A few days ago, I heard that one of my favourite authors was offering feedback on story projects. Curious to see if I could get feedback on my story, I sent an email. Given the author’s fame and the fact that my project was a children’s story, which was outside their usual field, I didn’t expect a reply. I sent the email more out of admiration than anything else.
To my surprise, the next day I received a short reply: “Yes, please send it!” I was thrilled and grateful to have received a response.
The story I sent was about a baby bird experiencing conflict with the adult bird protecting it, aiming to comfort children dealing with immature adults. The story included some of my personal experiences.

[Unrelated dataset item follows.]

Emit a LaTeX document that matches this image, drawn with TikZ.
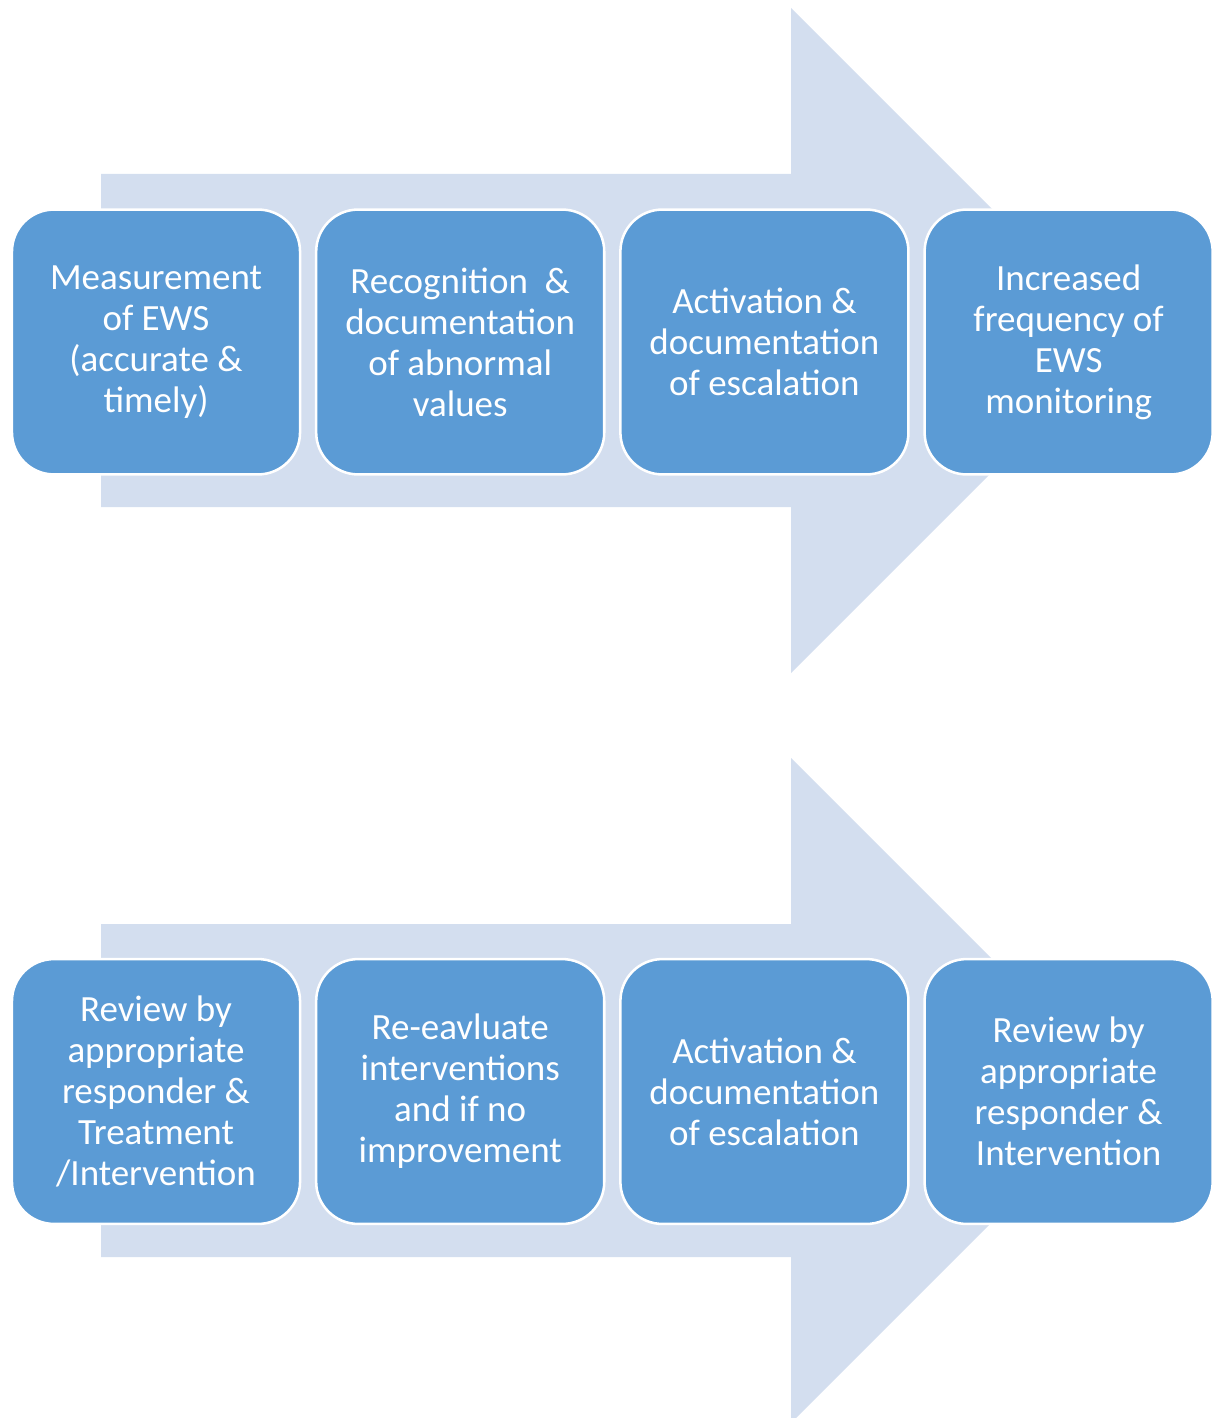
\documentclass[tikz,border=0pt]{standalone}
\usepackage{fontspec}
\setmainfont{Carlito}
\usetikzlibrary{positioning}

\begin{document}
\begin{tikzpicture}[
    x=0.025cm,
    y=-0.025cm,
    line join=round,
    every node/.style={font=\fontsize{26.3}{29.2}\selectfont},
]
\definecolor{ewsArrow}{HTML}{D3DEEF}
\definecolor{ewsBox}{HTML}{5B9BD5}

\tikzset{
    bigarrow/.style={fill=ewsArrow,draw=none},
    stepbox/.style={rectangle,rounded corners=1.05cm,fill=ewsBox,draw=white,line width=1.8pt,
        minimum width=7.2cm,minimum height=6.62cm,inner sep=0pt,align=center,text=white},
}

% block arrow behind a row of steps, #1 = vertical shift
\newcommand{\flowarrow}[1]{
    \fill[bigarrow] (101,{#1+174}) -- (791,{#1+174}) -- (791,{#1+8})
        -- (1123.5,{#1+340.5}) -- (791,{#1+673}) -- (791,{#1+507})
        -- (101,{#1+507}) -- cycle;
}

\useasboundingbox (0,0) rectangle (1221,1418);
\begin{scope}
\clip (0,0) rectangle (1221,1418);
\flowarrow{0}
\flowarrow{750}
\end{scope}

% first row
\node[stepbox] (measure) at (156,342) {Measurement\\of EWS\\(accurate \&\\timely)};
\node[stepbox,right=0.34cm of measure] (recognise) {Recognition \ \&\\documentation\\of abnormal\\values};
\node[stepbox,right=0.34cm of recognise] (activate) {Activation \&\\documentation\\of escalation};
\node[stepbox,right=0.34cm of activate] (frequency) {Increased\\frequency of\\EWS\\monitoring};

% second row
\node[stepbox] (review) at (156,1091.5) {Review by\\appropriate\\responder \&\\Treatment\\/Intervention};
\node[stepbox,right=0.34cm of review] (reevaluate) {Re-eavluate\\interventions\\and if no\\improvement};
\node[stepbox,right=0.34cm of reevaluate] (reactivate) {Activation \&\\documentation\\of escalation};
\node[stepbox,right=0.34cm of reactivate] (respond) {Review by\\appropriate\\responder \&\\Intervention};
\end{tikzpicture}
\end{document}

After getting permission, I excitedly attached my work and sent it. But then I started feeling anxious about receiving feedback. I worried the critique might be harsh since I had specifically asked for feedback. As it was my personal story, I suddenly felt very self-conscious. Expecting a delayed response due to the author’s busy schedule, I was again surprised to receive feedback the very next day.
The feedback was concise and without any embellishment or additional questions. It was direct and to the point: “It’s overly autobiographical.”
I agreed, but it still stung. I initially felt upset, but after reading it a second and third time, I began to see the constructive points. It wasn’t a total failure.
I replied with my thanks and, feeling a bit bold, sent another story for feedback. Now I’m wondering if I should have done that. I need to think of ways to express my gratitude.